Omit all images. Write out the rest of the material exactly.
• • • • • • •
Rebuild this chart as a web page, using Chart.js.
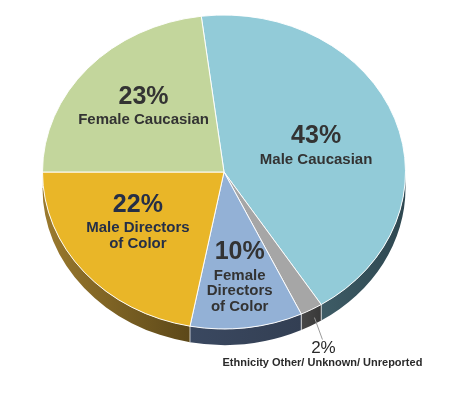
<!DOCTYPE html>
<html>
<head>
<meta charset="utf-8">
<script src="https://cdn.jsdelivr.net/npm/chart.js@4/dist/chart.umd.min.js"></script>
<style>
  body { margin: 0; background: #fff; }
  #wrap { width: 450px; height: 394px; }
</style>
</head>
<body>
<div id="wrap"><canvas id="pieChart" width="450" height="394"></canvas></div>
<script>
// Chart data
const categories = ['Male Caucasian', 'Ethnicity Other/ Unknown/ Unreported', 'Female Directors of Color', 'Male Directors of Color', 'Female Caucasian'];
const values = [43, 2, 10, 22, 23];
const topColors = ['#92CBD8', '#A6A6A6', '#93B1D6', '#E9B628', '#C3D69C'];
const sideLeft = ['#3E5C66', '#474747', '#3A4860', '#9B7A2E', '#7A8A5A'];
const sideRight = ['#2E4750', '#383838', '#333F53', '#5C4819', '#6A7A4A'];
const textColors = ['#333333', '#333333', '#333333', '#252F47', '#333333'];
const labelLines = [['Male Caucasian'], ['Ethnicity Other/ Unknown/ Unreported'], ['Female', 'Directors', 'of Color'], ['Male Directors', 'of Color'], ['Female Caucasian']];
// label placement inside each slice: fraction of radius, and a small turn in degrees
const labelRadius = [0.53, null, 0.69, 0.58, 0.60];
const labelTurn = [3, 0, 0, 4.5, 1];

// 3D look
const TILT = 0.865;
const DEPTH = 16;
const TARGET_CY = 172;
const FONT = "'Liberation Sans', Arial, sans-serif";

function pieGeom(chart) {
  const arc = chart.getDatasetMeta(0).data[0];
  const r = arc.outerRadius;
  return { cx: arc.x, cy: arc.y, rx: r, ry: r * TILT };
}

const pie3d = {
  id: 'pie3d',
  beforeDatasetsDraw(chart) {
    const ctx = chart.ctx;
    const meta = chart.getDatasetMeta(0);
    const g = pieGeom(chart);

    // side walls, only the front half is visible
    meta.data.forEach((arc, i) => {
      const a1 = Math.max(arc.startAngle, 0);
      const a2 = Math.min(arc.endAngle, Math.PI);
      if (a2 <= a1) return;
      const x1 = g.cx + g.rx * Math.cos(a1);
      const x2 = g.cx + g.rx * Math.cos(a2);
      const grad = ctx.createLinearGradient(Math.min(x1, x2), 0, Math.max(x1, x2), 0);
      grad.addColorStop(0, sideLeft[i]);
      grad.addColorStop(1, sideRight[i]);
      ctx.beginPath();
      ctx.ellipse(g.cx, TARGET_CY, g.rx, g.ry, 0, a1, a2);
      ctx.ellipse(g.cx, TARGET_CY + DEPTH, g.rx, g.ry, 0, a2, a1, true);
      ctx.closePath();
      ctx.fillStyle = grad;
      ctx.fill();
    });

    // seams between the walls
    ctx.strokeStyle = 'rgba(255,255,255,0.7)';
    ctx.lineWidth = 1;
    meta.data.forEach(arc => {
      const a = arc.endAngle;
      if (a <= 0 || a >= Math.PI) return;
      const x = g.cx + g.rx * Math.cos(a);
      const y = TARGET_CY + g.ry * Math.sin(a);
      ctx.beginPath();
      ctx.moveTo(x, y);
      ctx.lineTo(x, y + DEPTH);
      ctx.stroke();
    });

    // squash the top face into an ellipse
    ctx.save();
    ctx.translate(0, TARGET_CY);
    ctx.scale(1, TILT);
    ctx.translate(0, -g.cy);
  },
  afterDatasetsDraw(chart) {
    const ctx = chart.ctx;
    ctx.restore();
    const meta = chart.getDatasetMeta(0);
    const g = pieGeom(chart);
    ctx.textAlign = 'center';
    ctx.textBaseline = 'middle';

    meta.data.forEach((arc, i) => {
      const mid = (arc.startAngle + arc.endAngle) / 2 + labelTurn[i] * Math.PI / 180;
      const pct = values[i] + '%';
      if (labelRadius[i] === null) {
        // small slice: label below with a leader line
        const px = g.cx + g.rx * Math.cos(mid);
        const py = TARGET_CY + g.ry * Math.sin(mid) + DEPTH;
        ctx.strokeStyle = '#9A9A9A';
        ctx.lineWidth = 1;
        ctx.beginPath();
        ctx.moveTo(px + 3, py - 8);
        ctx.lineTo(px + 11, py + 14);
        ctx.stroke();
        ctx.fillStyle = '#2A2A2A';
        ctx.font = '17px ' + FONT;
        ctx.fillText(pct, px + 12, py + 23);
        ctx.font = 'bold 11px ' + FONT;
        ctx.fillText(labelLines[i][0], px + 11, py + 37);
        return;
      }
      const x = g.cx + g.rx * labelRadius[i] * Math.cos(mid);
      const y = TARGET_CY + g.ry * labelRadius[i] * Math.sin(mid);
      const lines = labelLines[i];
      const pctGap = 23, lineGap = 15.5;
      const total = pctGap + lineGap * (lines.length - 1);
      const top = y - total / 2;
      ctx.fillStyle = textColors[i];
      ctx.font = 'bold 25px ' + FONT;
      ctx.fillText(pct, x, top);
      ctx.font = 'bold 15px ' + FONT;
      lines.forEach((t, k) => {
        ctx.fillText(t, x, top + pctGap + k * lineGap);
      });
    });
  }
};

new Chart(document.getElementById('pieChart'), {
  type: 'pie',
  data: {
    labels: categories,
    datasets: [{
      data: values,
      backgroundColor: topColors,
      borderColor: '#FFFFFF',
      borderWidth: 1,
      clip: false
    }]
  },
  options: {
    responsive: false,
    animation: false,
    rotation: -7.2,
    layout: { padding: { left: 42, right: 44, top: 0, bottom: 30 } },
    plugins: {
      legend: { display: false },
      tooltip: { enabled: false }
    }
  },
  plugins: [pie3d]
});
</script>
</body>
</html>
• • • • • • •
» COMPLETED EXERCISE:
Rebuild this chart as a web page, using Chart.js.
<!DOCTYPE html>
<html>
<head>
<meta charset="utf-8">
<script src="https://cdn.jsdelivr.net/npm/chart.js@4/dist/chart.umd.min.js"></script>
<style>
  body { margin: 0; background: #fff; }
  #wrap { width: 450px; height: 394px; }
</style>
</head>
<body>
<div id="wrap"><canvas id="pieChart" width="450" height="394"></canvas></div>
<script>
// Chart data
const categories = ['Male Caucasian', 'Ethnicity Other/ Unknown/ Unreported', 'Female Directors of Color', 'Male Directors of Color', 'Female Caucasian'];
const values = [43, 2, 10, 22, 23];
const topColors = ['#92CBD8', '#A6A6A6', '#93B1D6', '#E9B628', '#C3D69C'];
const sideLeft = ['#3E5C66', '#474747', '#3A4860', '#9B7A2E', '#7A8A5A'];
const sideRight = ['#2E4750', '#383838', '#333F53', '#5C4819', '#6A7A4A'];
const textColors = ['#333333', '#333333', '#333333', '#252F47', '#333333'];
const labelLines = [['Male Caucasian'], ['Ethnicity Other/ Unknown/ Unreported'], ['Female', 'Directors', 'of Color'], ['Male Directors', 'of Color'], ['Female Caucasian']];
// label placement inside each slice: fraction of radius, and a small turn in degrees
const labelRadius = [0.53, null, 0.69, 0.58, 0.60];
const labelTurn = [3, 0, 0, 4.5, 1];

// 3D look
const TILT = 0.865;
const DEPTH = 16;
const TARGET_CY = 172;
const FONT = "'Liberation Sans', Arial, sans-serif";

function pieGeom(chart) {
  const arc = chart.getDatasetMeta(0).data[0];
  const r = arc.outerRadius;
  return { cx: arc.x, cy: arc.y, rx: r, ry: r * TILT };
}

const pie3d = {
  id: 'pie3d',
  beforeDatasetsDraw(chart) {
    const ctx = chart.ctx;
    const meta = chart.getDatasetMeta(0);
    const g = pieGeom(chart);

    // side walls, only the front half is visible
    meta.data.forEach((arc, i) => {
      const a1 = Math.max(arc.startAngle, 0);
      const a2 = Math.min(arc.endAngle, Math.PI);
      if (a2 <= a1) return;
      const x1 = g.cx + g.rx * Math.cos(a1);
      const x2 = g.cx + g.rx * Math.cos(a2);
      const grad = ctx.createLinearGradient(Math.min(x1, x2), 0, Math.max(x1, x2), 0);
      grad.addColorStop(0, sideLeft[i]);
      grad.addColorStop(1, sideRight[i]);
      ctx.beginPath();
      ctx.ellipse(g.cx, TARGET_CY, g.rx, g.ry, 0, a1, a2);
      ctx.ellipse(g.cx, TARGET_CY + DEPTH, g.rx, g.ry, 0, a2, a1, true);
      ctx.closePath();
      ctx.fillStyle = grad;
      ctx.fill();
    });

    // seams between the walls
    ctx.strokeStyle = 'rgba(255,255,255,0.7)';
    ctx.lineWidth = 1;
    meta.data.forEach(arc => {
      const a = arc.endAngle;
      if (a <= 0 || a >= Math.PI) return;
      const x = g.cx + g.rx * Math.cos(a);
      const y = TARGET_CY + g.ry * Math.sin(a);
      ctx.beginPath();
      ctx.moveTo(x, y);
      ctx.lineTo(x, y + DEPTH);
      ctx.stroke();
    });

    // squash the top face into an ellipse
    ctx.save();
    ctx.translate(0, TARGET_CY);
    ctx.scale(1, TILT);
    ctx.translate(0, -g.cy);
  },
  afterDatasetsDraw(chart) {
    const ctx = chart.ctx;
    ctx.restore();
    const meta = chart.getDatasetMeta(0);
    const g = pieGeom(chart);
    ctx.textAlign = 'center';
    ctx.textBaseline = 'middle';

    meta.data.forEach((arc, i) => {
      const mid = (arc.startAngle + arc.endAngle) / 2 + labelTurn[i] * Math.PI / 180;
      const pct = values[i] + '%';
      if (labelRadius[i] === null) {
        // small slice: label below with a leader line
        const px = g.cx + g.rx * Math.cos(mid);
        const py = TARGET_CY + g.ry * Math.sin(mid) + DEPTH;
        ctx.strokeStyle = '#9A9A9A';
        ctx.lineWidth = 1;
        ctx.beginPath();
        ctx.moveTo(px + 3, py - 8);
        ctx.lineTo(px + 11, py + 14);
        ctx.stroke();
        ctx.fillStyle = '#2A2A2A';
        ctx.font = '17px ' + FONT;
        ctx.fillText(pct, px + 12, py + 23);
        ctx.font = 'bold 11px ' + FONT;
        ctx.fillText(labelLines[i][0], px + 11, py + 37);
        return;
      }
      const x = g.cx + g.rx * labelRadius[i] * Math.cos(mid);
      const y = TARGET_CY + g.ry * labelRadius[i] * Math.sin(mid);
      const lines = labelLines[i];
      const pctGap = 23, lineGap = 15.5;
      const total = pctGap + lineGap * (lines.length - 1);
      const top = y - total / 2;
      ctx.fillStyle = textColors[i];
      ctx.font = 'bold 25px ' + FONT;
      ctx.fillText(pct, x, top);
      ctx.font = 'bold 15px ' + FONT;
      lines.forEach((t, k) => {
        ctx.fillText(t, x, top + pctGap + k * lineGap);
      });
    });
  }
};

new Chart(document.getElementById('pieChart'), {
  type: 'pie',
  data: {
    labels: categories,
    datasets: [{
      data: values,
      backgroundColor: topColors,
      borderColor: '#FFFFFF',
      borderWidth: 1,
      clip: false
    }]
  },
  options: {
    responsive: false,
    animation: false,
    rotation: -7.2,
    layout: { padding: { left: 42, right: 44, top: 0, bottom: 30 } },
    plugins: {
      legend: { display: false },
      tooltip: { enabled: false }
    }
  },
  plugins: [pie3d]
});
</script>
</body>
</html>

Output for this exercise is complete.